Apollo non oblito, Ferrara cità splendidissima mia chara, de quel divin nume che rescosse el perduto universo, havendo già scaldato le corna del celeste montone una et millecinquecento volte et epso non poco mesto la decima nona parte del regno de Mercurio illustrando, solicitava Phetonte che speronasse li cavalli per andare a quel loco, donde le tenebre con la luce adequare potesseno; et la exaltata Diana nel taurino ventre et nel supremo cielo vedendo, la donna de Titone appresso l'orizonte se partì dal benignio aspecto del suo dilecto sposo et verso de Venere ismarita se rizoe; quando io, occupato da suave somno, mi parve tutto isbigotito veder Roma triumphante et de quella uscire un carro triumphale de ornatissima pompa e gran richeza tirato superbamente da duo unicorni...".


L'opera del frate veneziano, imitata più nella sintassi, come si vede, che nell'impasto lessicale, ha imbarazzato linguisticamente l'Arienti e ha fatto perdere colore ed espressività a quella vecchia sua prosa, dove la mescolanza tra toscano, "felsinea lingua" e prestiti latini bene risolvevano l'esigenza di dare dignità letteraria ad un volgare che dinanzi al latino pareva - privo com'era, per tradizione, di un sistema di eleganze - non degno campo al cimento della disciplina artistica. Quella prosa, insomma, così saporosa e così abbandonata al suo proprio piacere di descrivere che generazioni di lettori ammireranno nelle Porrettane, episodi delle quali perfino Pietro Pomponazzi, come sempre pronto alle facezie, racconterà talvolta ai suoi studenti per allentare la tensione filosofica delle sue lezioni.

 

Note

(1) Il manoscritto era, alla fine del Cinquecento, in possesso del giurista bolognese Annibale Monterenzi; riemerge poi alla fine dell'Ottocento e dalla collezione parigina di Eugène Piot migra nella grande raccolta di Sir Horace Landau; negli anni Sessanta dello scorso secolo si trova nelle mani di Robert H. Radsch di New York per poi finire sul catalogo 1979 della ditta Laurence Witten Rare Books di Southport (Connecticut). Do qui momentaneamente per scontato che il codice dell'Hymeneus ora acquisito sia quello stesso che l'Arienti presentò ai Bentivoglio del ramo signorile e che esso sia scampato alla distruzione del Palazzo Bentivoglio avvenuta nel 1507. Un dubbio però mi rimane. Sia il codice dell'Hymeneus, infatti, sia il manoscritto del De civica salute - sicuramente appartenuto sino all'inizio dell'Ottocento al ramo minore dei Bentivoglio - portano in antiporta delle annotazioni della stessa mano primocinquecentesca.
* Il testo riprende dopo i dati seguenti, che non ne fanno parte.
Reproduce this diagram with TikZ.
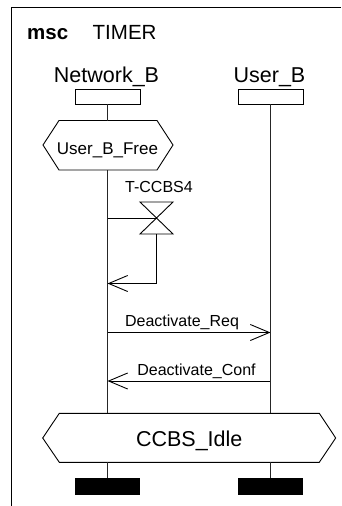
\documentclass[tikz,border=0pt]{standalone}
\usepackage{fontspec}
\setmainfont{Liberation Sans}
\usetikzlibrary{arrows.meta}
\tikzset{
  base/.style={line width=0.9pt},
  lbl/.style={inner sep=0pt, anchor=base},
  headbox/.style={draw, line width=0.9pt, minimum width=65pt, minimum height=15pt, inner sep=0pt},
  endbar/.style={fill=black, draw=none, minimum width=65pt, minimum height=16.7pt, inner sep=0pt},
  life/.style={line width=0.9pt, draw=black!85},
  msg/.style={line width=0.9pt, -{Straight Barb[length=19pt,width=16pt,line width=0.9pt]}},
  fbig/.style={font=\fontsize{21.5}{24}\selectfont},
  fmid/.style={font=\fontsize{17}{20}\selectfont},
  fsmall/.style={font=\fontsize{16}{18}\selectfont}
}
\begin{document}
\begin{tikzpicture}[x=1pt,y=-1pt]
\useasboundingbox (0,0) rectangle (341,506);
% frame
\draw[base] (11,506) -- (11,7) -- (341,7);
\node[lbl, anchor=base west, font=\bfseries\fontsize{20.5}{24}\selectfont] (msc) at (27,39) {msc};
\node[lbl, anchor=base west, font=\fontsize{20.5}{24}\selectfont] (title) at (92.5,39) {TIMER};
% instance names
\node[lbl, fbig] (nbname) at (106.5,82) {Network\_B};
\node[lbl, fbig] (ubname) at (269.5,82) {User\_B};
% heads
\node[headbox] (nbhead) at (107.5,96.5) {};
\node[headbox] (ubhead) at (270.5,96.5) {};
% condition User_B_Free
\draw[base] (43,145) -- (59,120.5) -- (157,120.5) -- (173,145) -- (157,170) -- (59,170) -- cycle;
\coordinate (freetop) at (107.5,120.5);
\coordinate (freebot) at (107.5,170);
\node[lbl, fmid] (free) at (107.5,154) {User\_B\_Free};
% timer
\node[lbl, fsmall] (tname) at (159,192.7) {T-CCBS4};
\coordinate (tc) at (156.5,218);
\coordinate (tb) at (156.5,234);
\coordinate (tturn) at (156.5,283.5);
\draw[base] (140,202) -- (173,202) -- (140,234) -- (173,234) -- cycle;
\coordinate (nbset) at (107.5,218);
\coordinate (nbtimeout) at (107.5,283.5);
\draw[base] (nbset) -- (tc);
\draw[msg] (tb) -- (tturn) -- (nbtimeout);
% messages
\coordinate (nbreq) at (107.5,332.5);
\coordinate (ubreq) at (270.5,332.5);
\coordinate (nbconf) at (107.5,381);
\coordinate (ubconf) at (270.5,381);
\draw[msg] (nbreq) -- (ubreq);
\node[lbl, fsmall] (req) at (182,326.5) {Deactivate\_Req};
\draw[msg] (ubconf) -- (nbconf);
\node[lbl, fsmall] (conf) at (196.5,375) {Deactivate\_Conf};
% condition CCBS_Idle
\draw[base] (42.7,438) -- (59.3,413.3) -- (319.3,413.3) -- (335.7,438) -- (319.3,462.3) -- (59.3,462.3) -- cycle;
\node[lbl, fbig] (idle) at (189.2,446.5) {CCBS\_Idle};
\coordinate (nbidletop) at (107.5,413.3);
\coordinate (nbidlebot) at (107.5,462.3);
\coordinate (ubidletop) at (270.5,413.3);
\coordinate (ubidlebot) at (270.5,462.3);
% ends
\node[endbar] (nbend) at (107.5,486.7) {};
\node[endbar] (ubend) at (270.5,486.7) {};
% lifelines
\draw[life] (nbhead.south) -- (freetop);
\draw[life] (freebot) -- (nbidletop);
\draw[life] (nbidlebot) -- (nbend.north);
\draw[life] (ubhead.south) -- (ubidletop);
\draw[life] (ubidlebot) -- (ubend.north);
\end{tikzpicture}
\end{document}
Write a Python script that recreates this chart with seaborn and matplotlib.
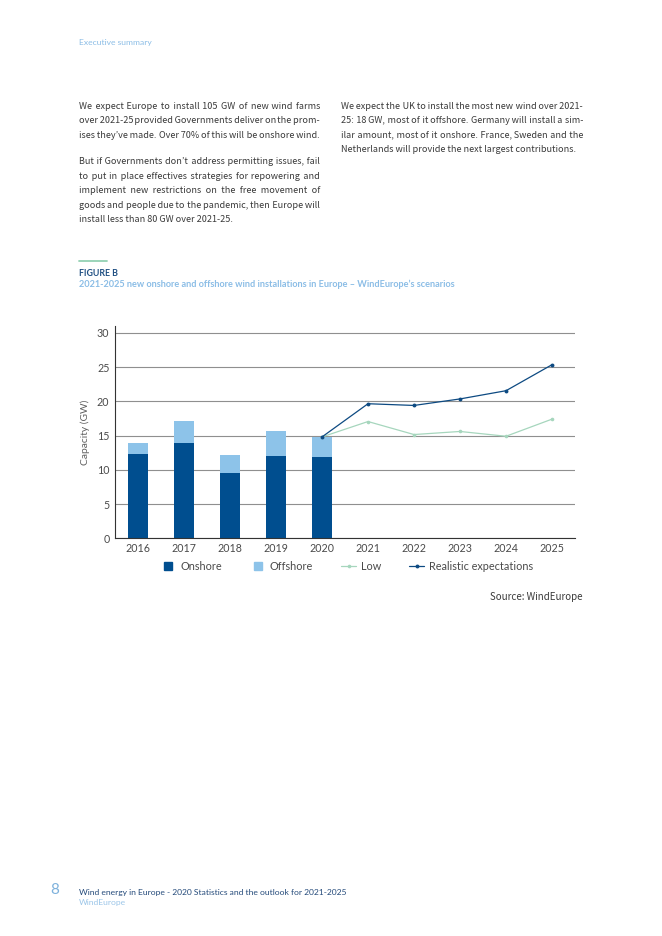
import matplotlib
matplotlib.use("Agg")
import matplotlib.pyplot as plt
from matplotlib.lines import Line2D
import seaborn as sns

# data (GW)
years_hist = [2016, 2017, 2018, 2019, 2020]
onshore = [12.3, 13.95, 9.5, 12.05, 11.9]
offshore = [1.6, 3.2, 2.7, 3.65, 2.9]
line_years = [2020, 2021, 2022, 2023, 2024, 2025]
low = [14.8, 17.05, 15.15, 15.6, 14.9, 17.4]
realistic = [14.8, 19.65, 19.4, 20.35, 21.55, 25.35]
all_years = list(range(2016, 2026))
y_ticks = [0, 5, 10, 15, 20, 25, 30]

left_paras = [
    ["We expect Europe to install 105 GW of new wind farms",
     "over 2021-25 provided Governments deliver on the prom-",
     "ises they\u2019ve made. Over 70% of this will be onshore wind."],
    ["But if Governments don\u2019t address permitting issues, fail",
     "to put in place effectives strategies for repowering and",
     "implement new restrictions on the free movement of",
     "goods and people due to the pandemic, then Europe will",
     "install less than 80 GW over 2021-25."],
]
right_para = ["We expect the UK to install the most new wind over 2021-",
              "25: 18 GW, most of it offshore. Germany will install a sim-",
              "ilar amount, most of it onshore. France, Sweden and the",
              "Netherlands will provide the next largest contributions."]

ONSHORE = "#004e8f"
OFFSHORE = "#8dc3e9"
REAL = "#0d4a82"
LOW = "#a6d6bd"
BODY = "#3a3a3a"
LIGHT = "#8bbde6"

sns.set_style("white")
plt.rcParams["font.family"] = ["Lato", "DejaVu Sans"]
# latin part of Noto Sans CJK is narrow, close to the report's body face;
# hair spaces (used for justification) come from DejaVu
BODY_FONT = ["Noto Sans CJK KR", "DejaVu Sans"]
HAIR = "\u200a"

W, H = 662, 936
fig = plt.figure(figsize=(W / 100, H / 100), dpi=100)


def fx(px):
    return px / W


def fy(py):
    return 1 - py / H


renderer = fig.canvas.get_renderer()


def text_width(s, size):
    t = fig.text(0, 0, s, fontsize=size, family=BODY_FONT)
    w = t.get_window_extent(renderer).width
    t.remove()
    return w


def justified(lines, x0, x1, y0, step, size, last_fill=False):
    hair = (text_width("x" + HAIR * 40 + "x", size) - text_width("xx", size)) / 40
    for i, line in enumerate(lines):
        y = fy(y0 + i * step + 2.8)
        words = line.split(" ")
        if (i == len(lines) - 1 and not last_fill) or len(words) < 2:
            fig.text(fx(x0), y, line, fontsize=size, color=BODY, va="baseline", family=BODY_FONT)
            continue
        free = (x1 - x0) - sum(text_width(w, size) for w in words)
        total = max(0, round(free / hair))
        n = len(words) - 1
        s = words[0]
        for k, w in enumerate(words[1:]):
            cnt = round((k + 1) * total / n) - round(k * total / n)
            s += HAIR * cnt + w
        fig.text(fx(x0), y, s, fontsize=size, color=BODY, va="baseline", family=BODY_FONT)


# body size: largest size where word gaps stay close to a normal space
base = 8.0
space = text_width("x x", base) - text_width("xx", base)
scale = 1.0
for p in left_paras + [right_para]:
    for l in p[:-1]:
        words = l.split(" ")
        need = sum(text_width(w, base) for w in words) + 0.8 * space * (len(words) - 1)
        scale = min(scale, 240 / need)
body_size = base * scale

fig.text(fx(79), fy(42), "Executive summary", fontsize=6.1, color=LIGHT, va="center")
justified(left_paras[0], 79, 320, 106, 14.4, body_size, last_fill=True)
justified(left_paras[1], 79, 320, 161.7, 14.4, body_size)
justified(right_para, 341, 583, 106, 14.4, body_size)

fig.add_artist(Line2D([fx(79), fx(107)], [fy(261), fy(261)], color="#93d1b3", lw=1.3))
fig.text(fx(79), fy(273.5), "FIGURE B", fontsize=6.3, fontweight="bold", color="#1f4f82", va="center")
fig.text(fx(79), fy(284.5), "2021-2025 new onshore and offshore wind installations in Europe \u2013 WindEurope\u2019s scenarios",
         fontsize=6.6, fontweight="bold", color=LIGHT, va="center")

# chart
ax = fig.add_axes([fx(115), fy(538.3), fx(575) - fx(115), fy(326) - fy(538.3)])
totals = [a + b for a, b in zip(onshore, offshore)]
sns.barplot(x=years_hist, y=totals, native_scale=True, color=OFFSHORE, width=0.42,
            errorbar=None, linewidth=0, saturation=1, ax=ax)
sns.barplot(x=years_hist, y=onshore, native_scale=True, color=ONSHORE, width=0.42,
            errorbar=None, linewidth=0, saturation=1, ax=ax)
sns.lineplot(x=line_years, y=low, color=LOW, lw=0.9, marker="o", markersize=2.6,
             markeredgewidth=0, ax=ax)
sns.lineplot(x=line_years, y=realistic, color=REAL, lw=0.9, marker="o", markersize=2.8,
             markeredgewidth=0, ax=ax)

ax.set_xlim(2015.5, 2025.5)
ax.set_ylim(0, 31)
ax.set_xticks(all_years)
ax.set_xticklabels([str(y) for y in all_years])
ax.set_yticks(y_ticks)
ax.yaxis.grid(True, color="#8f8f8f", lw=0.8)
ax.set_axisbelow(True)
ax.tick_params(axis="both", length=0, labelsize=7.7, labelcolor="#4a4a4a")
ax.tick_params(axis="x", pad=3.5)
ax.tick_params(axis="y", pad=4)
for side in ["top", "right"]:
    ax.spines[side].set_visible(False)
for side in ["left", "bottom"]:
    ax.spines[side].set_color("#333333")
    ax.spines[side].set_linewidth(0.8)
ax.set_xlabel("")
ax.set_ylabel("Capacity (GW)", fontsize=7.4, color="#606060")
ax.yaxis.set_label_coords(-0.054, 0.5)

handles = [
    Line2D([], [], ls="none", marker="s", markersize=6, color=ONSHORE),
    Line2D([], [], ls="none", marker="s", markersize=6, color=OFFSHORE),
    Line2D([], [], color=LOW, lw=0.9, marker="o", markersize=2.6, markeredgewidth=0),
    Line2D([], [], color=REAL, lw=0.9, marker="o", markersize=2.8, markeredgewidth=0),
]
labels = ["Onshore", "Offshore", "Low", "Realistic expectations"]
fig.legend(handles, labels, loc="center", bbox_to_anchor=(fx(347), fy(566)), ncol=4,
           frameon=False, fontsize=7.8, labelcolor="#4a4a4a", handlelength=1.35,
           handletextpad=0.45, columnspacing=2.6, borderpad=0, borderaxespad=0)

fig.text(fx(582), fy(597), "Source: WindEurope", fontsize=7.0, color=BODY, ha="right", va="center",
         family=BODY_FONT)

# footer
fig.text(fx(50), fy(890), "8", fontsize=11, color="#7db1dc", va="center")
fig.text(fx(79), fy(892.5), "Wind energy in Europe - 2020 Statistics and the outlook for 2021-2025",
         fontsize=6.1, color="#244a7a", va="center")
fig.text(fx(79), fy(902.5), "WindEurope", fontsize=6.1, color="#9cc6e9", va="center")

fig.savefig("out.png", dpi=100)
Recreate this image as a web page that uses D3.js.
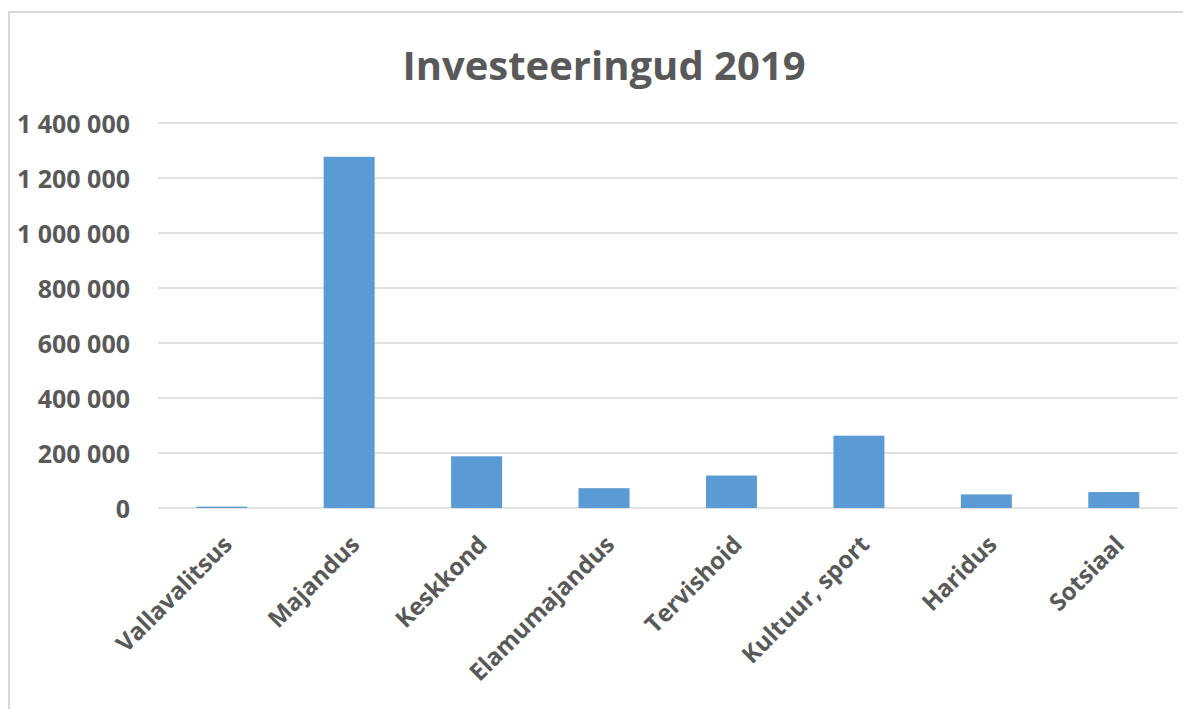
<!DOCTYPE html>
<html>
<head>
<meta charset="utf-8">
<script src="https://cdn.jsdelivr.net/npm/d3@7"></script>
<style>
  html, body { margin: 0; padding: 0; background: #fff; }
  svg { display: block; }
</style>
</head>
<body>
<div id="chart"></div>
<script>
"use strict";
var categories = ["Vallavalitsus", "Majandus", "Keskkond", "Elamumajandus", "Tervishoid", "Kultuur, sport", "Haridus", "Sotsiaal"];
var values = [5000, 1277000, 188000, 72000, 118000, 263000, 49500, 58000];
var yTicks = [0, 200000, 400000, 600000, 800000, 1000000, 1200000, 1400000];
var title = "Investeeringud 2019";

var width = 1183, height = 709;
var margin = { top: 123, right: 5.5, bottom: 201, left: 158 };
var textColor = "#595959";
var fontFamily = "'Open Sans', 'DejaVu Sans', sans-serif";

var svg = d3.select("#chart").append("svg")
    .attr("width", width)
    .attr("height", height);

// chart area frame (only top and left edges are visible in the crop)
svg.append("path")
    .attr("d", "M9,709 L9,12 L1183,12")
    .style("fill", "none")
    .style("stroke", "#d9d9d9")
    .style("stroke-width", 2);

var x = d3.scaleBand()
    .domain(categories)
    .range([margin.left, width - margin.right])
    .paddingInner(0.6)
    .paddingOuter(0.3);

var y = d3.scaleLinear()
    .domain([0, 1400000])
    .range([height - margin.bottom, margin.top]);

var fmt = function (d) { return d3.format(",")(d).replace(/,/g, " "); };

// gridlines
svg.append("g").classed("grid", true)
    .style("stroke", "#d9d9d9")
    .style("stroke-width", 1.5)
    .selectAll("line")
    .data(yTicks)
    .enter().append("line")
    .attr("x1", margin.left)
    .attr("x2", width - margin.right)
    .attr("y1", function (d) { return y(d); })
    .attr("y2", function (d) { return y(d); });

// y axis labels
var yAxis = d3.axisLeft(y).tickValues(yTicks).tickFormat(fmt).tickSize(0).tickPadding(0);
var yg = svg.append("g")
    .attr("transform", "translate(130,0)")
    .call(yAxis);
yg.select(".domain").remove();
yg.selectAll("text")
    .style("font-family", fontFamily)
    .style("font-weight", "bold")
    .style("font-size", "25px")
    .style("fill", textColor)
    .attr("dy", "0.36em");

// bars
svg.append("g").classed("bars", true)
    .style("fill", "#5b9bd5")
    .selectAll("rect")
    .data(values)
    .enter().append("rect")
    .attr("x", function (d, i) { return x(categories[i]); })
    .attr("width", x.bandwidth())
    .attr("y", function (d) { return y(d); })
    .attr("height", function (d) { return y(0) - y(d); });

// category labels
var xAxis = d3.axisBottom(x).tickSize(0).tickPadding(0);
var xg = svg.append("g")
    .attr("transform", "translate(0," + y(0) + ")")
    .call(xAxis);
xg.select(".domain").remove();
xg.selectAll("text")
    .style("font-family", fontFamily)
    .style("font-weight", "bold")
    .style("font-size", "24px")
    .style("fill", textColor)
    .style("text-anchor", "end")
    .attr("y", 0)
    .attr("dy", 0)
    .attr("transform", "translate(12,38) rotate(-45)");

// title
svg.append("text")
    .attr("x", 604)
    .attr("y", 80)
    .style("text-anchor", "middle")
    .style("font-family", fontFamily)
    .style("font-weight", "bold")
    .style("font-size", "40px")
    .style("fill", textColor)
    .text(title);
</script>
</body>
</html>
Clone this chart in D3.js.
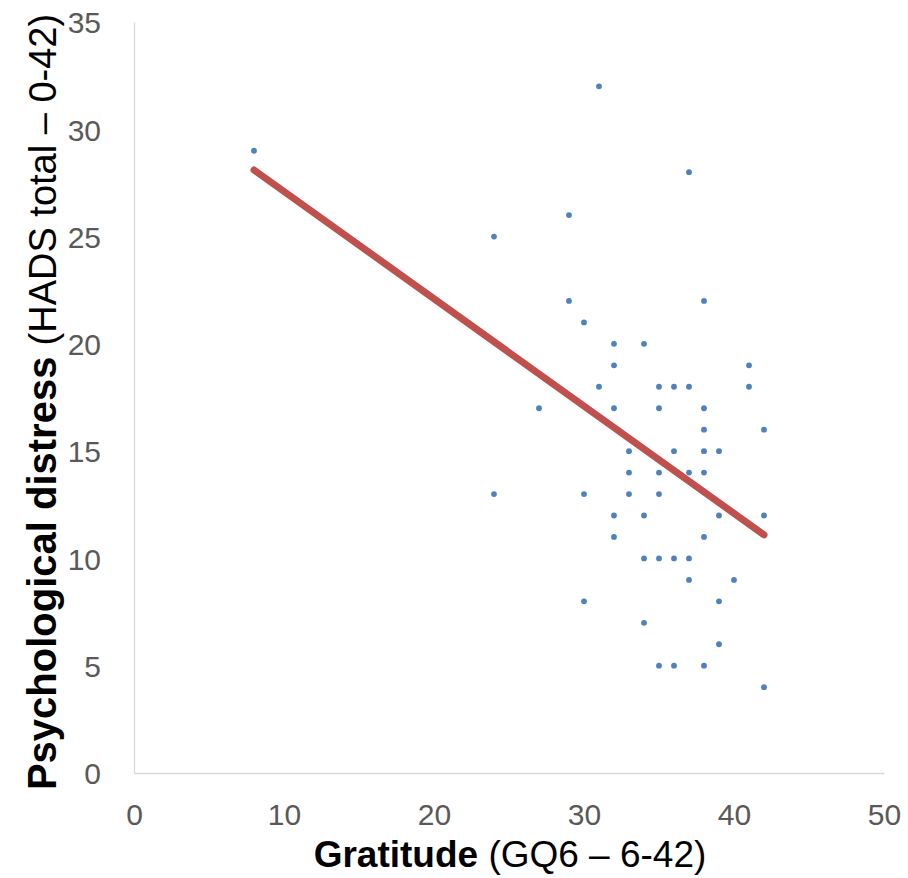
<!DOCTYPE html>
<html>
<head>
<meta charset="utf-8">
<script src="https://cdn.jsdelivr.net/npm/d3@7"></script>
<style>
  body { margin: 0; background: #fff; }
  svg { display: block; font-family: "Liberation Sans", Arial, sans-serif; }
</style>
</head>
<body>
<svg width="908" height="878"></svg>
<script>
// gratitude (GQ6) score of each respondent
const gratitude = [8, 24, 24, 27, 29, 29, 30, 30, 30, 31, 31,
  32, 32, 32, 32, 32, 33, 33, 33, 34, 34, 34, 34,
  35, 35, 35, 35, 35, 35, 36, 36, 36, 36,
  37, 37, 37, 37, 37, 38, 38, 38, 38, 38, 38, 38,
  39, 39, 39, 39, 40, 41, 41, 42, 42, 42];
// matching HADS total
const distress = [29, 25, 13, 17, 26, 22, 21, 13, 8, 32, 18,
  20, 19, 17, 12, 11, 15, 14, 13, 20, 12, 10, 7,
  18, 17, 14, 13, 10, 5, 18, 15, 10, 5,
  28, 18, 14, 10, 9, 22, 17, 16, 15, 14, 11, 5,
  15, 12, 8, 6, 9, 19, 18, 16, 12, 4];

const xTicks = [0, 10, 20, 30, 40, 50];
const yTicks = [0, 5, 10, 15, 20, 25, 30, 35];

const svg = d3.select("svg");

const x = d3.scaleLinear().domain([0, 50]).range([134, 884]);
const y = d3.scaleLinear().domain([0, 35]).range([773, 22]);

const points = gratitude.map((g, i) => ({ g: g, d: distress[i] }));

// least squares trend line, like Excel's linear trendline
const mx = d3.mean(points, p => p.g), my = d3.mean(points, p => p.d);
const slope = d3.sum(points, p => (p.g - mx) * (p.d - my)) / d3.sum(points, p => (p.g - mx) * (p.g - mx));
const icpt = my - slope * mx;
const [gMin, gMax] = d3.extent(gratitude);
const trend = [gMin, gMax].map(g => ({ g: g, d: icpt + slope * g }));

// axes
const xAxis = svg.append("g")
  .attr("transform", "translate(0," + y(0) + ")")
  .call(d3.axisBottom(x).tickValues(xTicks).tickSize(0).tickPadding(30));
const yAxis = svg.append("g")
  .attr("transform", "translate(" + x(0) + ",0)")
  .call(d3.axisLeft(y).tickValues(yTicks).tickSize(0).tickPadding(33));

[xAxis, yAxis].forEach(a => {
  a.select(".domain").attr("stroke", "#d9d9d9").attr("stroke-width", 1.3);
  a.selectAll("text")
    .attr("fill", "#595959")
    .style("font-size", "30px")
    .style("font-family", "Liberation Sans, Arial, sans-serif");
});
xAxis.selectAll("text").attr("dy", "0.72em");
yAxis.selectAll("text").attr("dy", "0.36em").attr("text-anchor", "end");

// points
svg.append("g").selectAll("circle")
  .data(points)
  .enter().append("circle")
  .attr("cx", p => x(p.g))
  .attr("cy", p => y(p.d))
  .attr("r", 2.9)
  .attr("fill", "#4f81bd");

// trend line
svg.append("path")
  .datum(trend)
  .attr("d", d3.line().x(p => x(p.g)).y(p => y(p.d)))
  .attr("fill", "none")
  .attr("stroke", "#c0504d")
  .attr("stroke-width", 7)
  .attr("stroke-linecap", "round");

// axis titles
const xTitle = svg.append("text")
  .attr("x", 510)
  .attr("y", 867)
  .attr("text-anchor", "middle")
  .attr("fill", "#000");
xTitle.append("tspan").attr("font-weight", "bold").style("font-size", "37px").text("Gratitude ");
xTitle.append("tspan").style("font-size", "37px").text("(GQ6 – 6-42)");

const yTitle = svg.append("text")
  .attr("transform", "translate(56,402) rotate(-90)")
  .attr("text-anchor", "middle")
  .attr("fill", "#000");
yTitle.append("tspan").attr("font-weight", "bold").style("font-size", "40px").text("Psychological distress ");
yTitle.append("tspan").style("font-size", "38px").text("(HADS total – 0-42)");
</script>
</body>
</html>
E forse potrebbe darsi che il codice dell'Hymeneus sia quello, in realtà, che Giovanni Sabadino aveva confezionato piuttosto per Andrea Bentivoglio del ramo minore della famiglia. C'è poi un altro problema. Sia il codice dell'Hymeneus, sia quello del Quoloquium portano in calce uno stemma a scudo spaccato con la parte superiore rossa con stella d'oro e la parte inferiore d'oro. Quest'arme compare anche, ora in calce, ora nella prima pagina di altri manoscritti di dedica di opere dell'Arienti: nel Trattato della Pudicizia della Sachsische Landesbibliothek di Dresda (F 134), nella Lettera Consolatoria a Niccolò Lardi della Biblioteca comunale di Treviso (ms. 43 n. 4) e nel Torneo della Biblioteca Palatina di Parma (Fondo Palatino ms. 273). Di quale famiglia è questo stemma? Io penso che sia degli Arienti "antichi", cui apparteneva Giovanni Sabadino; un'arme che invano si cercherebbe nel maggiore dei repertori araldici bolognesi, quello del Canetoli, dove si trovano solo gli Arienti "moderni".

(2) Che è la palinodia di una sua precedente requisitoria contro la vita coniugale contenuta nel più antico commento alle Tusculane.